The Baaweting Anishinaabe Interpretive Center and Resource Library is a tribal community driven effort. The center receives donations and loans of culturally significant items from its tribal members. Along with these donations and loans come the story and or interpretation of what each object means or represents. When each tribal member donates or loans an item, it is hopefully accompanied by the story of what it means to that particular family.

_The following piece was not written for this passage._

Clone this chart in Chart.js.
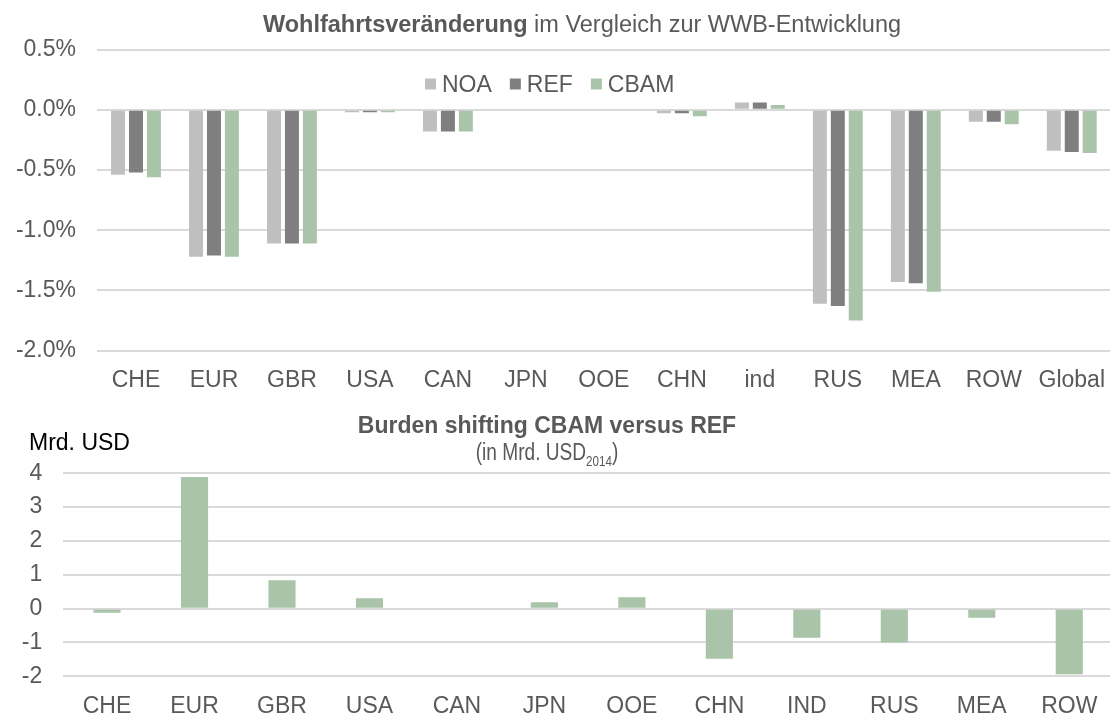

A crane represents to the native people eloquence of leadership and direction. When the Crane speaks, all listen. An eagle represents courage and knowledge. A rabbit represents Wanabozho, a messenger, an intermediary on earth, and an advocate for the Anishnabek, to whom he gave the gift of knowledge. A deer symbolizes love and the gift of grace. A bear is the gift of courage and strength. The color yellow from the East to the West is a path, this is the path of life, the path of a great warrior. Red represents the Southern direction and Earth and Fire. Black represents the Western direction and also is the doorway to the Spirit World. White represents the Northern direction and symbolizes spirituality and the knowledge of Elders. Aqua-green symbolizes plant life and all things growing. Rainbow is the beautiful bridge to the spirit world and the colors of the universe. Blue is symbolic of sky and water.
The goal of the Baaweting Anishinaabe Interpretive Center and Resource Library is to let the general public know “We are still here and willing to share our story.” Some of the stories told about Native Americans are a frozen in time depiction. The Native Americans are remembered from a time long gone. The Interpretive Center wants to educate people about the Native American point of view and give them a better understanding of the “Anishinaabe Bimaadiziwin” (native life ways.)
Currently, there are no set hours or days of operation. The goal is to be open the same days and hours as the River of History Museum. The Interpretive Center is seeking volunteers to assist in overseeing the center during the same hours of operation as the River of History Museum.